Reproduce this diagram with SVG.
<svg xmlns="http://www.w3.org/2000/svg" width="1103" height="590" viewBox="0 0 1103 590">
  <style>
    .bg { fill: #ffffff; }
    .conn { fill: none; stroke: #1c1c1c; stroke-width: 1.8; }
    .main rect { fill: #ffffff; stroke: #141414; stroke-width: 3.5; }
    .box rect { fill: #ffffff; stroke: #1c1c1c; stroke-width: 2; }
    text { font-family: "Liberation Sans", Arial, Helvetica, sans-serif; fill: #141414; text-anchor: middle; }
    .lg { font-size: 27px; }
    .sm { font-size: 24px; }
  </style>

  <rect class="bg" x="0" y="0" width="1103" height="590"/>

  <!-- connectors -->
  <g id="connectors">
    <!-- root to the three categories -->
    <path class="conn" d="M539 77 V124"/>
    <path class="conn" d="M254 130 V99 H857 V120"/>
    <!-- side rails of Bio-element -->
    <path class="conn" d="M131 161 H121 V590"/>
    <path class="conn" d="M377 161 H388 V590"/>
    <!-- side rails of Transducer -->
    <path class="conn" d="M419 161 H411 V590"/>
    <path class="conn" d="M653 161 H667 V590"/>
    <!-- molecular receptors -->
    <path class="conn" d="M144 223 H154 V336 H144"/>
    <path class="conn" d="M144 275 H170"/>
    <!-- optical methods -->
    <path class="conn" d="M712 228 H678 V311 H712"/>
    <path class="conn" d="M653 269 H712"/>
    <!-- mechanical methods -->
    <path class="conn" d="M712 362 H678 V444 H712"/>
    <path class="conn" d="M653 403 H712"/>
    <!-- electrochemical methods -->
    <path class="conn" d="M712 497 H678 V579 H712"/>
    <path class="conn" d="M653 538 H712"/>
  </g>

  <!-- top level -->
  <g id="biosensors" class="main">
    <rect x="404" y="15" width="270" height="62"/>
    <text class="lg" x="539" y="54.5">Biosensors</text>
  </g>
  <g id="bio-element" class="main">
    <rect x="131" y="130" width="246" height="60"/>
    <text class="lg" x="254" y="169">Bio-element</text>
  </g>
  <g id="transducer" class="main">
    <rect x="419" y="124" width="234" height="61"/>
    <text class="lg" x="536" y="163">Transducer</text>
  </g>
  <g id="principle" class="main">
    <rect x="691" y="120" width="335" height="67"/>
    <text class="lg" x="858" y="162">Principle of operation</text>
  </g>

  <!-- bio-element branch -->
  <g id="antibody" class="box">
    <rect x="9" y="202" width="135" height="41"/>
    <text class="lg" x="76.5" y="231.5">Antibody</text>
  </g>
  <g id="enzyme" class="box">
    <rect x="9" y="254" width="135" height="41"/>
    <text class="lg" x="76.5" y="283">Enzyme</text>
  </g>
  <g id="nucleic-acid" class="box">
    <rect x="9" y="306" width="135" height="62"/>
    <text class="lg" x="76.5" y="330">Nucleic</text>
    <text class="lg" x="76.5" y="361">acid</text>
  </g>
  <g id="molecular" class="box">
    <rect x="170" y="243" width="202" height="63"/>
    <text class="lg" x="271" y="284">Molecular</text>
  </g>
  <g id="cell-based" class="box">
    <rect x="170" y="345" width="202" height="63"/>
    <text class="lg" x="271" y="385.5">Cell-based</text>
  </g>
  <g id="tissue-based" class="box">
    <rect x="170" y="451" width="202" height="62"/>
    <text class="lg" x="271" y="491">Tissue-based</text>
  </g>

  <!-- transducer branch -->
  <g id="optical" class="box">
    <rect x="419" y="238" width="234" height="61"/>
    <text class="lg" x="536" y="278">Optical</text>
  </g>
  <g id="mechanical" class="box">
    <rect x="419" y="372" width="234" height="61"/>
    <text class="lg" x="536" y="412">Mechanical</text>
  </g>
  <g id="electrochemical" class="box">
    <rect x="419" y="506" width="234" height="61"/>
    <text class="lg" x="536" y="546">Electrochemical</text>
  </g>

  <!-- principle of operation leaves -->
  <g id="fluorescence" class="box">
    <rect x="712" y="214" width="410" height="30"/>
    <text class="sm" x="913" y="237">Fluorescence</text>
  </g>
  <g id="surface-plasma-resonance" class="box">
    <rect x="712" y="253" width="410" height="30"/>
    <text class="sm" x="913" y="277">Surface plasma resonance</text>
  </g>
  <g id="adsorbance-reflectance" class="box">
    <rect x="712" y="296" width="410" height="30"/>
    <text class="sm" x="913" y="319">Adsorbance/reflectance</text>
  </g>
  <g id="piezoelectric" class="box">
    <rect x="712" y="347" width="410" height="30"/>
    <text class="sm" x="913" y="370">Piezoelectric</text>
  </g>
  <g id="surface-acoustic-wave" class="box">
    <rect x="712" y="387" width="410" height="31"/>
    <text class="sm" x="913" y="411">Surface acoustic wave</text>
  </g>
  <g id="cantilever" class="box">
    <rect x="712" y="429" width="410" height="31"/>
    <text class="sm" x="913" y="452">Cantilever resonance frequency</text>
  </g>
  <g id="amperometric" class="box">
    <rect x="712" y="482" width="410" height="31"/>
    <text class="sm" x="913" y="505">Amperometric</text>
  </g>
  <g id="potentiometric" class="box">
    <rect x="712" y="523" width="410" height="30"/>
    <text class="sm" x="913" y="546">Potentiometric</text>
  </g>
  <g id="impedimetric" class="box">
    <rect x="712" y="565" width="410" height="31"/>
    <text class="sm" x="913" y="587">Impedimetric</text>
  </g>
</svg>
========================================
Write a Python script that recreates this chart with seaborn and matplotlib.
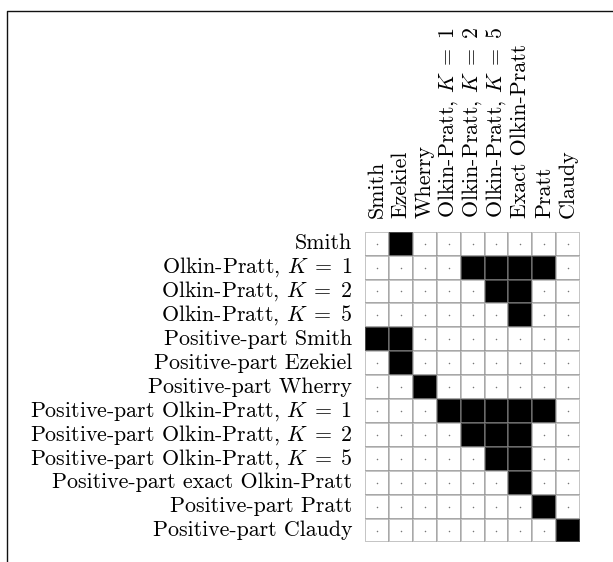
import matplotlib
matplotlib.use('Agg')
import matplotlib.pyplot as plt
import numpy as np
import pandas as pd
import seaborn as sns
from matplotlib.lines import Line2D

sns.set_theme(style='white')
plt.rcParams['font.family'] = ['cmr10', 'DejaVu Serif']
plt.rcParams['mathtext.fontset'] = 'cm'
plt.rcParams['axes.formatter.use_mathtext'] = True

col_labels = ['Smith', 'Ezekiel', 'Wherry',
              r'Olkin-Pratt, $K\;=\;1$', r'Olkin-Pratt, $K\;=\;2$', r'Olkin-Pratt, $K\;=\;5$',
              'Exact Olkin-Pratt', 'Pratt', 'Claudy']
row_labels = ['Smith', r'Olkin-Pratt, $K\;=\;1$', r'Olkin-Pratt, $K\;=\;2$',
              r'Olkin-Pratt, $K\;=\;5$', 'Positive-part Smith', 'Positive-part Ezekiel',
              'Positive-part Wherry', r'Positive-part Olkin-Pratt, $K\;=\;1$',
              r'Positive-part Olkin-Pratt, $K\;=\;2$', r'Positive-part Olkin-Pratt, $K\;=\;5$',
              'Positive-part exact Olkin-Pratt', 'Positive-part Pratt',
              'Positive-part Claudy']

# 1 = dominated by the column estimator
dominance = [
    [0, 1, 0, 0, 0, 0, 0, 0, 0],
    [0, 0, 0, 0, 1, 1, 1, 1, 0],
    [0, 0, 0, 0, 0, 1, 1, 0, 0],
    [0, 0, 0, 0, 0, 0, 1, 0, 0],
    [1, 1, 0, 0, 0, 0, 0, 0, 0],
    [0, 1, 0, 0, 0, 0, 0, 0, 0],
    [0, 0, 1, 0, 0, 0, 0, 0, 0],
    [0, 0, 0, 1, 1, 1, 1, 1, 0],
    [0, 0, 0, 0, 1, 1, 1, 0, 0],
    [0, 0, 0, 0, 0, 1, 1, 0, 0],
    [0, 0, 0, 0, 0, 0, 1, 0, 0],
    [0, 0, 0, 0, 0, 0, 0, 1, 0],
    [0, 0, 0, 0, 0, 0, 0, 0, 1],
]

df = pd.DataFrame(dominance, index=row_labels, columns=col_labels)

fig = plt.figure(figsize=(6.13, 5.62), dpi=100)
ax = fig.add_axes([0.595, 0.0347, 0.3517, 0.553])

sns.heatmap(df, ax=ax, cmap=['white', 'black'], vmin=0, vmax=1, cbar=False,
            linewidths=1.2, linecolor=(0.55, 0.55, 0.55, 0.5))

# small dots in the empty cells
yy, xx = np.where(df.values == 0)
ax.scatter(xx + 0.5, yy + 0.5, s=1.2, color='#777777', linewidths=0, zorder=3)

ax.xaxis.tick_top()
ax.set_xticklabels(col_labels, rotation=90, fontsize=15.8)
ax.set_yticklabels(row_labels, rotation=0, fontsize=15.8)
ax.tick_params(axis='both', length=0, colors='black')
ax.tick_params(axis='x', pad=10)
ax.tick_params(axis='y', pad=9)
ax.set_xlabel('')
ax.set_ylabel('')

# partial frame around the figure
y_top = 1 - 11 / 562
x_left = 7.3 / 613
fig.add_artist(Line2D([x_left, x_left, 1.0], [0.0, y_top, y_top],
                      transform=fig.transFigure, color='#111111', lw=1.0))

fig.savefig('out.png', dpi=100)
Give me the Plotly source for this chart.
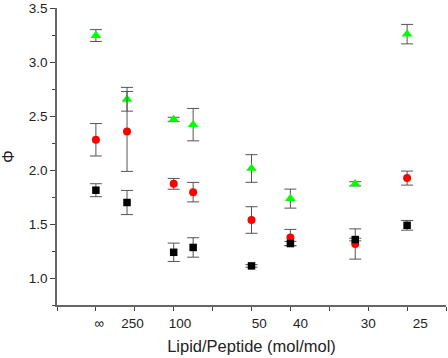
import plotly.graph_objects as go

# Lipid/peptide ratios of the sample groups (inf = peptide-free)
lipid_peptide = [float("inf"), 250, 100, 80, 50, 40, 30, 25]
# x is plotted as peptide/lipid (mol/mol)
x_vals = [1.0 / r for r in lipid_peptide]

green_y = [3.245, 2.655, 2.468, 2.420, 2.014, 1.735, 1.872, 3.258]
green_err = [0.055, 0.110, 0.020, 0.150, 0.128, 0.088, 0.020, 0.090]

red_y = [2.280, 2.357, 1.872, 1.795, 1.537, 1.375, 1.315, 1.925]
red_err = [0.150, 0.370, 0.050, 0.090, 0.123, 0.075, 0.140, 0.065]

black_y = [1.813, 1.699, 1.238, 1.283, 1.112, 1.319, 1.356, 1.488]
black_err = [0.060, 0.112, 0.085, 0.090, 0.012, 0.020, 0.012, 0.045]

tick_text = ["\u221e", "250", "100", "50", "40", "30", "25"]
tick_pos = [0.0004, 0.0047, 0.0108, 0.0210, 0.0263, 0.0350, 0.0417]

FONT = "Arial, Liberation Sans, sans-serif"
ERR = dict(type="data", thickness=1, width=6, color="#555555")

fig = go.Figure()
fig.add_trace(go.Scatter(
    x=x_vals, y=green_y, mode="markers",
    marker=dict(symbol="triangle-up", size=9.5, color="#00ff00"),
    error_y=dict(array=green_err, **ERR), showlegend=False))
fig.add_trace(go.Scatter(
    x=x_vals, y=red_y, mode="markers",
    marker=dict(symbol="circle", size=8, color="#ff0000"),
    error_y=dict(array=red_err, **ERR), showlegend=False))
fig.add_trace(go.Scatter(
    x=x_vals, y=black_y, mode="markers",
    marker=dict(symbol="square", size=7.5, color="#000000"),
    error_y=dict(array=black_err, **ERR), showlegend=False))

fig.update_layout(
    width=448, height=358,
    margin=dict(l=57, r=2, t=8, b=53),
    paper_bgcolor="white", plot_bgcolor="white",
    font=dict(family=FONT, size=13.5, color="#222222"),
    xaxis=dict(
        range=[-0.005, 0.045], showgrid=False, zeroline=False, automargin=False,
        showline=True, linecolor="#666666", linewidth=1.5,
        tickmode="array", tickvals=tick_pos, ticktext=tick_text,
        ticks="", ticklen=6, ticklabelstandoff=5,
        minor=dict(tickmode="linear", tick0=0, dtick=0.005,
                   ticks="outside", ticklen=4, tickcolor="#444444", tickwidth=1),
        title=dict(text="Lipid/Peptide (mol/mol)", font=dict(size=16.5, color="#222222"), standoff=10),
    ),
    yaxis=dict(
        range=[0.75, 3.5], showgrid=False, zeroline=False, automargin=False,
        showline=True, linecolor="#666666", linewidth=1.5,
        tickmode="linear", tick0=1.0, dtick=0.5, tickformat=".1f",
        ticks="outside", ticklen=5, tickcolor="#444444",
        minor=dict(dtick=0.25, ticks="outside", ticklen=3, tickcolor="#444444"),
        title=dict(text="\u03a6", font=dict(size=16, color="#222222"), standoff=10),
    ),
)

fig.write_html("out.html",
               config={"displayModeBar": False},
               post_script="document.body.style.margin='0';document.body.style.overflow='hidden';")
========================================
• [What is being asked]: Return exactly the lines from the one with "Write a Python" to the one with "from matplotlib.lines import Line2D", inclusive, and nothing else; skip the pictures.

• [Output of the task]:
Write a Python script that recreates this chart with seaborn and matplotlib.
import matplotlib
matplotlib.use('Agg')
import matplotlib.pyplot as plt
import numpy as np
import pandas as pd
import seaborn as sns
from matplotlib.lines import Line2D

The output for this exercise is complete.